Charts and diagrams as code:
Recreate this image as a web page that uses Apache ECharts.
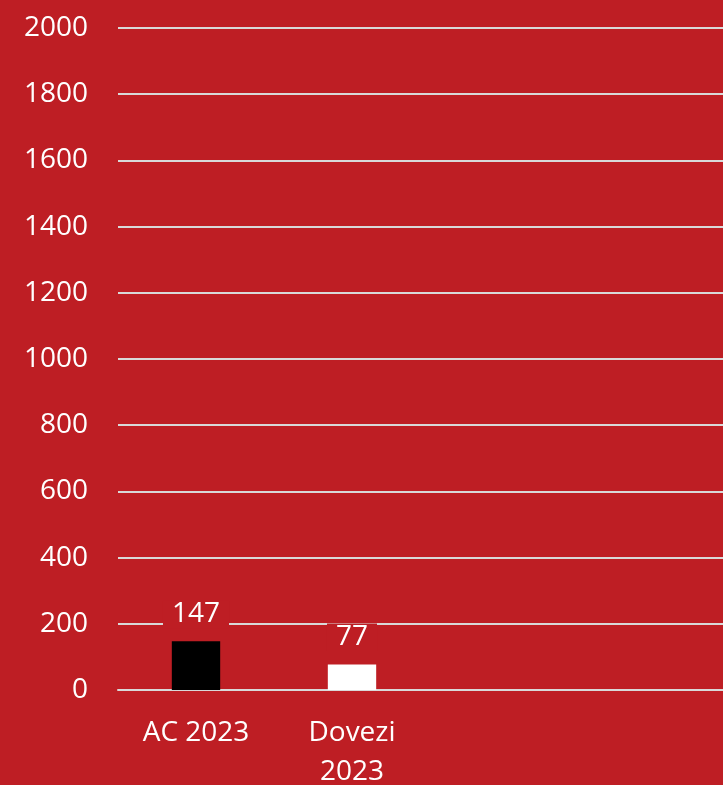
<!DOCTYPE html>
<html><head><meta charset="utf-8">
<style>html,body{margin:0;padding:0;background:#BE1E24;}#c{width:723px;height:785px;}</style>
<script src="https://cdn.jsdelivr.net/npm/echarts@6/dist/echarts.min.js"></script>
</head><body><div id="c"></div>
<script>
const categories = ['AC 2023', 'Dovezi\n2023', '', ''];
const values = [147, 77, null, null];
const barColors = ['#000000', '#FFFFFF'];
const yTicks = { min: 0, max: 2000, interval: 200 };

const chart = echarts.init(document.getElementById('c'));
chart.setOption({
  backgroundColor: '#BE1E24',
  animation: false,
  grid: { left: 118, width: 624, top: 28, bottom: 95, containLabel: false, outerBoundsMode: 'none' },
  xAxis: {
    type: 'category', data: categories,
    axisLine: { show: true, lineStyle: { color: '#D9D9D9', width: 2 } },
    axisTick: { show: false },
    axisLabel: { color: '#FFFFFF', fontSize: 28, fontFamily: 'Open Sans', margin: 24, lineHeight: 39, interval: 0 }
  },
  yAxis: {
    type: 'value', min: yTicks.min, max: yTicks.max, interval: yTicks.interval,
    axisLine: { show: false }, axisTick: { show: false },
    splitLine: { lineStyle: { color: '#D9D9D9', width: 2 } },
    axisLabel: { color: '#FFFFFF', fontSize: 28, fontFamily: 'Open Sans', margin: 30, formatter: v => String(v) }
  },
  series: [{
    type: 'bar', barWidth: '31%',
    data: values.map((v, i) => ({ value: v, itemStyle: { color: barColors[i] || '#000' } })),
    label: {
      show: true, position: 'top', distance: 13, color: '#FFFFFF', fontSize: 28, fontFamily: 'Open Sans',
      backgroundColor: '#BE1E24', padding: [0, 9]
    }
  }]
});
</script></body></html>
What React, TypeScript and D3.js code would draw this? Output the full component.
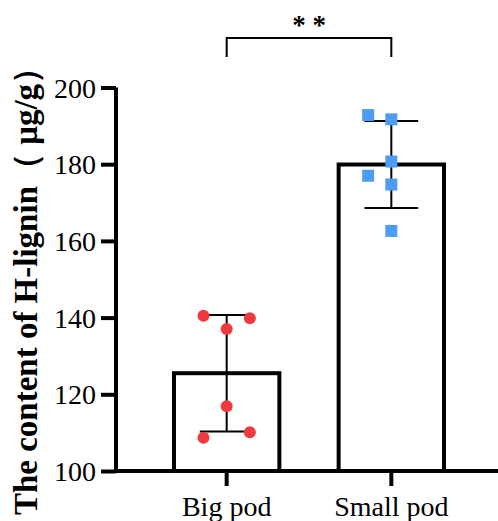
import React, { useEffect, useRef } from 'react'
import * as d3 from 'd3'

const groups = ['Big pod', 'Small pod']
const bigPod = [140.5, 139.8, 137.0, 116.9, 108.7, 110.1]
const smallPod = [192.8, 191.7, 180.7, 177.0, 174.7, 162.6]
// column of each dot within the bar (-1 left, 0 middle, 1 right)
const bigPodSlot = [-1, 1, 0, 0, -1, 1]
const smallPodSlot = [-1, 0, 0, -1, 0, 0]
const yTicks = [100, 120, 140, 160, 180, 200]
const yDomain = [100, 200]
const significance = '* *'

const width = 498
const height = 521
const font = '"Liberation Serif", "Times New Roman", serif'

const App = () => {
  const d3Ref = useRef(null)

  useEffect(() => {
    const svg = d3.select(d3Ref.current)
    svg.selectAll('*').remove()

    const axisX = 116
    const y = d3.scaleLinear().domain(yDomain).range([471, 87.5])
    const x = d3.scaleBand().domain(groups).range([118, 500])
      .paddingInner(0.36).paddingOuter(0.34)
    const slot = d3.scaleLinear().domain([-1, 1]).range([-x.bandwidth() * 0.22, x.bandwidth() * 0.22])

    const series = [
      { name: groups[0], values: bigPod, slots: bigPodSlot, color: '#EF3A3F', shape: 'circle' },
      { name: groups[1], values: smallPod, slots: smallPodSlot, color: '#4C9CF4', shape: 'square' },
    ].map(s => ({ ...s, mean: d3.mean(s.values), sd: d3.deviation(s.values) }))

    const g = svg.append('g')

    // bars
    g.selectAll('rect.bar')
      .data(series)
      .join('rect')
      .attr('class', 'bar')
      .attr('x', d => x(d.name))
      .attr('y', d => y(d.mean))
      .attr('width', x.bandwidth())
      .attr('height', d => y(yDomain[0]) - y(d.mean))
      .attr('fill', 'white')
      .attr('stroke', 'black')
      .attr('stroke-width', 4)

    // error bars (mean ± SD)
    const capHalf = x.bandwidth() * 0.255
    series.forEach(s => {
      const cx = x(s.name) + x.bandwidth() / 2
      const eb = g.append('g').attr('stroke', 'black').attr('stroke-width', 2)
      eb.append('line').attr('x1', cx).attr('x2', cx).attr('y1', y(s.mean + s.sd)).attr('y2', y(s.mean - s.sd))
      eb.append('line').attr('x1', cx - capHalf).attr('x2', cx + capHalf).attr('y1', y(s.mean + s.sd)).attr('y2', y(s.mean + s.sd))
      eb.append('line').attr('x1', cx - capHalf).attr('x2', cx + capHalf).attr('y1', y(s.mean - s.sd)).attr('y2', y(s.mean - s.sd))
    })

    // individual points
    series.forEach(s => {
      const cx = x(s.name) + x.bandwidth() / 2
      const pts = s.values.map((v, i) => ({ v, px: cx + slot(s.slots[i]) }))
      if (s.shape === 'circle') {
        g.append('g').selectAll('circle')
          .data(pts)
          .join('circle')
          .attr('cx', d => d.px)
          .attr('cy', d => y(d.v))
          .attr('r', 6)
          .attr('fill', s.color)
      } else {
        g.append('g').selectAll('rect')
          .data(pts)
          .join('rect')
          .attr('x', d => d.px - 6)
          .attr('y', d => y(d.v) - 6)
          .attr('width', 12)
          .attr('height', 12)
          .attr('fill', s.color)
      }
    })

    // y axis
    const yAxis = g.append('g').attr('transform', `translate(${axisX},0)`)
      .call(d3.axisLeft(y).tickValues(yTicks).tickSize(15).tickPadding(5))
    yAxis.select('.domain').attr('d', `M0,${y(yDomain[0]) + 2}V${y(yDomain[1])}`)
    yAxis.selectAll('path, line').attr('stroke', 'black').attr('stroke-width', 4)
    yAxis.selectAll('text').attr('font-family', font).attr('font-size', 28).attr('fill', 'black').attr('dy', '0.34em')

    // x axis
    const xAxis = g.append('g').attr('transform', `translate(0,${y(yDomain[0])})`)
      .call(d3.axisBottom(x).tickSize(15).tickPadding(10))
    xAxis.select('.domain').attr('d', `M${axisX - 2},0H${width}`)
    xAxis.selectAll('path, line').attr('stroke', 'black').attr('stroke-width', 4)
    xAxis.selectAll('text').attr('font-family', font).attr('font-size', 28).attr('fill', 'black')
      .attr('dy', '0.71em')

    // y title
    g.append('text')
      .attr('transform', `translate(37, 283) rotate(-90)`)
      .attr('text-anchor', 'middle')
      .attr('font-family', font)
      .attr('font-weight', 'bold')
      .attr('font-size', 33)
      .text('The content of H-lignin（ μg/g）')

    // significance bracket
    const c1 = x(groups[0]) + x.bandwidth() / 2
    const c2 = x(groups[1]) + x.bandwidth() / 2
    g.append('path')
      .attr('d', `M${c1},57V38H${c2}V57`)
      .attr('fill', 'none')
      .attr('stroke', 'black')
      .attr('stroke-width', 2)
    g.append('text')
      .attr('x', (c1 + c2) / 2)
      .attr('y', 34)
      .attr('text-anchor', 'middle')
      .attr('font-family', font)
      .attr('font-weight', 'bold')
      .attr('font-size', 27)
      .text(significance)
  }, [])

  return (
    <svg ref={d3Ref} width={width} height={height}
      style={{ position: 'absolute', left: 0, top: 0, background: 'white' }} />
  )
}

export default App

### Your goal
Only the lines from the one bearing "What React, TypeScript" to the one bearing "d3.mean(s.values), sd: d3.deviation(s.values)", both included, should be restated word for word, with pictures left out.

### Problem solution
What React, TypeScript and D3.js code would draw this? Output the full component.
import React, { useEffect, useRef } from 'react'
import * as d3 from 'd3'

const groups = ['Big pod', 'Small pod']
const bigPod = [140.5, 139.8, 137.0, 116.9, 108.7, 110.1]
const smallPod = [192.8, 191.7, 180.7, 177.0, 174.7, 162.6]
// column of each dot within the bar (-1 left, 0 middle, 1 right)
const bigPodSlot = [-1, 1, 0, 0, -1, 1]
const smallPodSlot = [-1, 0, 0, -1, 0, 0]
const yTicks = [100, 120, 140, 160, 180, 200]
const yDomain = [100, 200]
const significance = '* *'

const width = 498
const height = 521
const font = '"Liberation Serif", "Times New Roman", serif'

const App = () => {
  const d3Ref = useRef(null)

  useEffect(() => {
    const svg = d3.select(d3Ref.current)
    svg.selectAll('*').remove()

    const axisX = 116
    const y = d3.scaleLinear().domain(yDomain).range([471, 87.5])
    const x = d3.scaleBand().domain(groups).range([118, 500])
      .paddingInner(0.36).paddingOuter(0.34)
    const slot = d3.scaleLinear().domain([-1, 1]).range([-x.bandwidth() * 0.22, x.bandwidth() * 0.22])

    const series = [
      { name: groups[0], values: bigPod, slots: bigPodSlot, color: '#EF3A3F', shape: 'circle' },
      { name: groups[1], values: smallPod, slots: smallPodSlot, color: '#4C9CF4', shape: 'square' },
    ].map(s => ({ ...s, mean: d3.mean(s.values), sd: d3.deviation(s.values) }))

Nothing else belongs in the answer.